#### TASK BRIEF
Produce a word-for-word copy of the listing below without its pictures.

====

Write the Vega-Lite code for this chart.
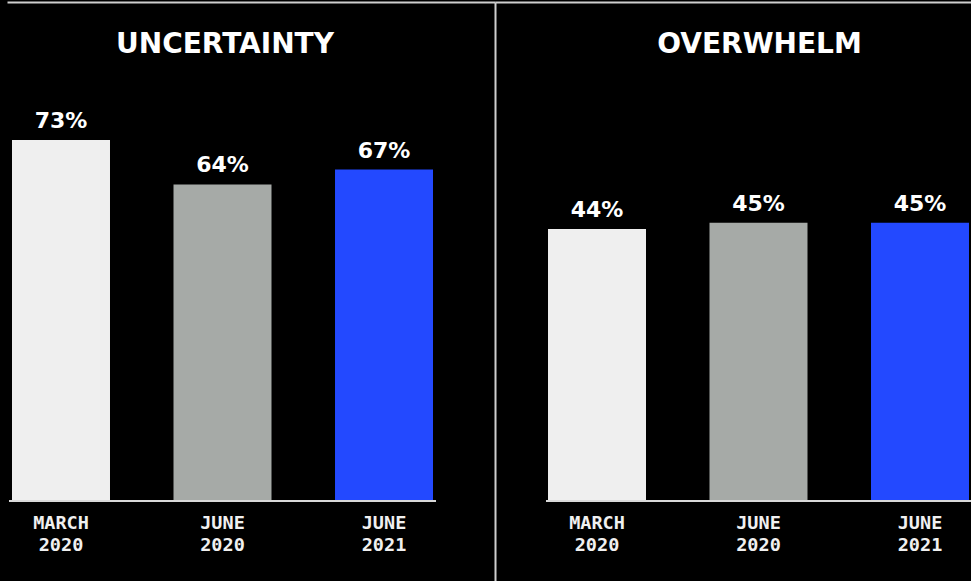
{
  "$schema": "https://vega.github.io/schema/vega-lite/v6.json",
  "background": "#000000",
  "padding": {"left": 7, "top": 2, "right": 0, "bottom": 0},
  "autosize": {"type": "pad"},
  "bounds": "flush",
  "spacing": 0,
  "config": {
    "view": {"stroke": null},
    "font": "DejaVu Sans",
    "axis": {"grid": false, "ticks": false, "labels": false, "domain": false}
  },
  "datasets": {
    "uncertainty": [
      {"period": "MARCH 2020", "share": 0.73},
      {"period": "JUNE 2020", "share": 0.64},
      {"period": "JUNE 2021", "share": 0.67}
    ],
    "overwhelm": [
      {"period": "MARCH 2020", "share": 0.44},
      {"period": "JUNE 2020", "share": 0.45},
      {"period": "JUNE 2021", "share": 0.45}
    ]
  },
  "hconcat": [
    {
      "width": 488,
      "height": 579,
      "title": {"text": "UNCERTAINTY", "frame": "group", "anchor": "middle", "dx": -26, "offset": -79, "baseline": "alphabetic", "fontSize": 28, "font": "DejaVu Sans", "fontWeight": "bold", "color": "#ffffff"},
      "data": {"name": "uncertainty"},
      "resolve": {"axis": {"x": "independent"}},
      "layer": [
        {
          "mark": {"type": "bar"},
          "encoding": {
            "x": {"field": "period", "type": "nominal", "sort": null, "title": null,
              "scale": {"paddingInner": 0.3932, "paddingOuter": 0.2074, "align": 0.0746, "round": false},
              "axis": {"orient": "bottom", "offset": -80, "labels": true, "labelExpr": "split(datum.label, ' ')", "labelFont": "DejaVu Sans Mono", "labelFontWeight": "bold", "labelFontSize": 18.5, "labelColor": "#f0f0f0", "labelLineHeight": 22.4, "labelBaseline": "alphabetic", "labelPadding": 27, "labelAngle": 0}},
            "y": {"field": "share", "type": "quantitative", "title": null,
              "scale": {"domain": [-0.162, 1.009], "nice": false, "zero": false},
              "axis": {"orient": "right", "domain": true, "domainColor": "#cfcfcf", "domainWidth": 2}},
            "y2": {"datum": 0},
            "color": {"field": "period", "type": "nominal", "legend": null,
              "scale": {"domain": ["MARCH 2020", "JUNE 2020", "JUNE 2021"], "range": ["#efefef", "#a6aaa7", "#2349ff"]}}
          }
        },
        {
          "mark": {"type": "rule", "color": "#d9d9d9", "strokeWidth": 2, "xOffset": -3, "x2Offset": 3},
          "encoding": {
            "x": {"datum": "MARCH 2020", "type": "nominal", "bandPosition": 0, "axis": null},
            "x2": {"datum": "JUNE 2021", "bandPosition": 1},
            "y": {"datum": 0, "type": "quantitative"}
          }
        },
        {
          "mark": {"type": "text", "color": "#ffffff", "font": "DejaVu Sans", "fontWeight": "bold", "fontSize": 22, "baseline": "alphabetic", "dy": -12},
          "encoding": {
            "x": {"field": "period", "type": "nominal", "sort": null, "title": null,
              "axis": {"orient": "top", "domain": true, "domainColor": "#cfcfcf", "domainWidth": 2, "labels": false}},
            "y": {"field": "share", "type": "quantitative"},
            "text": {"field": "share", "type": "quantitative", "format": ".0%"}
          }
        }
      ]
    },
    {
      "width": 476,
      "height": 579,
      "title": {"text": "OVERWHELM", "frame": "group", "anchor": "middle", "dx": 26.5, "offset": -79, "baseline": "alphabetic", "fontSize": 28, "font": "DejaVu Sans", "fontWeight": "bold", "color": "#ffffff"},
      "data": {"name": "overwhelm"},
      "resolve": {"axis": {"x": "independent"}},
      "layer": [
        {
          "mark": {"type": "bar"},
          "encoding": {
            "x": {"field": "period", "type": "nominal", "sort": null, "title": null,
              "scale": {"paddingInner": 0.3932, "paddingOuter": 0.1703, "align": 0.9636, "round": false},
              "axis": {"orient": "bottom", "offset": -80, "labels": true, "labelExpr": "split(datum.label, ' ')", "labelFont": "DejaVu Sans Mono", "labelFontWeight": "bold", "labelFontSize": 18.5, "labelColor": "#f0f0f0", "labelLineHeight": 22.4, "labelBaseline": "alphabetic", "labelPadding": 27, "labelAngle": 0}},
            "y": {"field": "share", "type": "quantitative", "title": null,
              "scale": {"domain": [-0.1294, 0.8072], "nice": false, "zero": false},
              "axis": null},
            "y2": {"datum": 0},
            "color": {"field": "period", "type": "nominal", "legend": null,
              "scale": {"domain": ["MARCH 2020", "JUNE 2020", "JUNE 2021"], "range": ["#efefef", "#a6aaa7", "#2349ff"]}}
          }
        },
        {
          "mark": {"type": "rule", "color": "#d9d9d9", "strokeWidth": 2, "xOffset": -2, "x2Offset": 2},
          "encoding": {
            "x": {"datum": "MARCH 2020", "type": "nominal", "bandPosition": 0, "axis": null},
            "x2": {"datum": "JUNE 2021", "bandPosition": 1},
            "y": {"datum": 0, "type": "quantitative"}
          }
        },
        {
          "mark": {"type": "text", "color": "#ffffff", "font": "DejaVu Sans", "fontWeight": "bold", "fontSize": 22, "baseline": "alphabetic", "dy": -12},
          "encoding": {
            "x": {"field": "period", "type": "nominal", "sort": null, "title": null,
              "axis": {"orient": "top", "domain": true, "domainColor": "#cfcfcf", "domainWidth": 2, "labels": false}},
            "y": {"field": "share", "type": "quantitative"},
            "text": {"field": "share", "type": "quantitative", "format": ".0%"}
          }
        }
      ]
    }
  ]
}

====

#### EXERCISE SOLUTION
Write the Vega-Lite code for this chart.
{
  "$schema": "https://vega.github.io/schema/vega-lite/v6.json",
  "background": "#000000",
  "padding": {"left": 7, "top": 2, "right": 0, "bottom": 0},
  "autosize": {"type": "pad"},
  "bounds": "flush",
  "spacing": 0,
  "config": {
    "view": {"stroke": null},
    "font": "DejaVu Sans",
    "axis": {"grid": false, "ticks": false, "labels": false, "domain": false}
  },
  "datasets": {
    "uncertainty": [
      {"period": "MARCH 2020", "share": 0.73},
      {"period": "JUNE 2020", "share": 0.64},
      {"period": "JUNE 2021", "share": 0.67}
    ],
    "overwhelm": [
      {"period": "MARCH 2020", "share": 0.44},
      {"period": "JUNE 2020", "share": 0.45},
      {"period": "JUNE 2021", "share": 0.45}
    ]
  },
  "hconcat": [
    {
      "width": 488,
      "height": 579,
      "title": {"text": "UNCERTAINTY", "frame": "group", "anchor": "middle", "dx": -26, "offset": -79, "baseline": "alphabetic", "fontSize": 28, "font": "DejaVu Sans", "fontWeight": "bold", "color": "#ffffff"},
      "data": {"name": "uncertainty"},
      "resolve": {"axis": {"x": "independent"}},
      "layer": [
        {
          "mark": {"type": "bar"},
          "encoding": {
            "x": {"field": "period", "type": "nominal", "sort": null, "title": null,
              "scale": {"paddingInner": 0.3932, "paddingOuter": 0.2074, "align": 0.0746, "round": false},
              "axis": {"orient": "bottom", "offset": -80, "labels": true, "labelExpr": "split(datum.label, ' ')", "labelFont": "DejaVu Sans Mono", "labelFontWeight": "bold", "labelFontSize": 18.5, "labelColor": "#f0f0f0", "labelLineHeight": 22.4, "labelBaseline": "alphabetic", "labelPadding": 27, "labelAngle": 0}},
            "y": {"field": "share", "type": "quantitative", "title": null,
              "scale": {"domain": [-0.162, 1.009], "nice": false, "zero": false},
              "axis": {"orient": "right", "domain": true, "domainColor": "#cfcfcf", "domainWidth": 2}},
            "y2": {"datum": 0},
            "color": {"field": "period", "type": "nominal", "legend": null,
              "scale": {"domain": ["MARCH 2020", "JUNE 2020", "JUNE 2021"], "range": ["#efefef", "#a6aaa7", "#2349ff"]}}
          }
        },
        {
          "mark": {"type": "rule", "color": "#d9d9d9", "strokeWidth": 2, "xOffset": -3, "x2Offset": 3},
          "encoding": {
            "x": {"datum": "MARCH 2020", "type": "nominal", "bandPosition": 0, "axis": null},
            "x2": {"datum": "JUNE 2021", "bandPosition": 1},
            "y": {"datum": 0, "type": "quantitative"}
          }
        },
        {
          "mark": {"type": "text", "color": "#ffffff", "font": "DejaVu Sans", "fontWeight": "bold", "fontSize": 22, "baseline": "alphabetic", "dy": -12},
          "encoding": {
            "x": {"field": "period", "type": "nominal", "sort": null, "title": null,
              "axis": {"orient": "top", "domain": true, "domainColor": "#cfcfcf", "domainWidth": 2, "labels": false}},
            "y": {"field": "share", "type": "quantitative"},
            "text": {"field": "share", "type": "quantitative", "format": ".0%"}
          }
        }
      ]
    },
    {
      "width": 476,
      "height": 579,
      "title": {"text": "OVERWHELM", "frame": "group", "anchor": "middle", "dx": 26.5, "offset": -79, "baseline": "alphabetic", "fontSize": 28, "font": "DejaVu Sans", "fontWeight": "bold", "color": "#ffffff"},
      "data": {"name": "overwhelm"},
      "resolve": {"axis": {"x": "independent"}},
      "layer": [
        {
          "mark": {"type": "bar"},
          "encoding": {
            "x": {"field": "period", "type": "nominal", "sort": null, "title": null,
              "scale": {"paddingInner": 0.3932, "paddingOuter": 0.1703, "align": 0.9636, "round": false},
              "axis": {"orient": "bottom", "offset": -80, "labels": true, "labelExpr": "split(datum.label, ' ')", "labelFont": "DejaVu Sans Mono", "labelFontWeight": "bold", "labelFontSize": 18.5, "labelColor": "#f0f0f0", "labelLineHeight": 22.4, "labelBaseline": "alphabetic", "labelPadding": 27, "labelAngle": 0}},
            "y": {"field": "share", "type": "quantitative", "title": null,
              "scale": {"domain": [-0.1294, 0.8072], "nice": false, "zero": false},
              "axis": null},
            "y2": {"datum": 0},
            "color": {"field": "period", "type": "nominal", "legend": null,
              "scale": {"domain": ["MARCH 2020", "JUNE 2020", "JUNE 2021"], "range": ["#efefef", "#a6aaa7", "#2349ff"]}}
          }
        },
        {
          "mark": {"type": "rule", "color": "#d9d9d9", "strokeWidth": 2, "xOffset": -2, "x2Offset": 2},
          "encoding": {
            "x": {"datum": "MARCH 2020", "type": "nominal", "bandPosition": 0, "axis": null},
            "x2": {"datum": "JUNE 2021", "bandPosition": 1},
            "y": {"datum": 0, "type": "quantitative"}
          }
        },
        {
          "mark": {"type": "text", "color": "#ffffff", "font": "DejaVu Sans", "fontWeight": "bold", "fontSize": 22, "baseline": "alphabetic", "dy": -12},
          "encoding": {
            "x": {"field": "period", "type": "nominal", "sort": null, "title": null,
              "axis": {"orient": "top", "domain": true, "domainColor": "#cfcfcf", "domainWidth": 2, "labels": false}},
            "y": {"field": "share", "type": "quantitative"},
            "text": {"field": "share", "type": "quantitative", "format": ".0%"}
          }
        }
      ]
    }
  ]
}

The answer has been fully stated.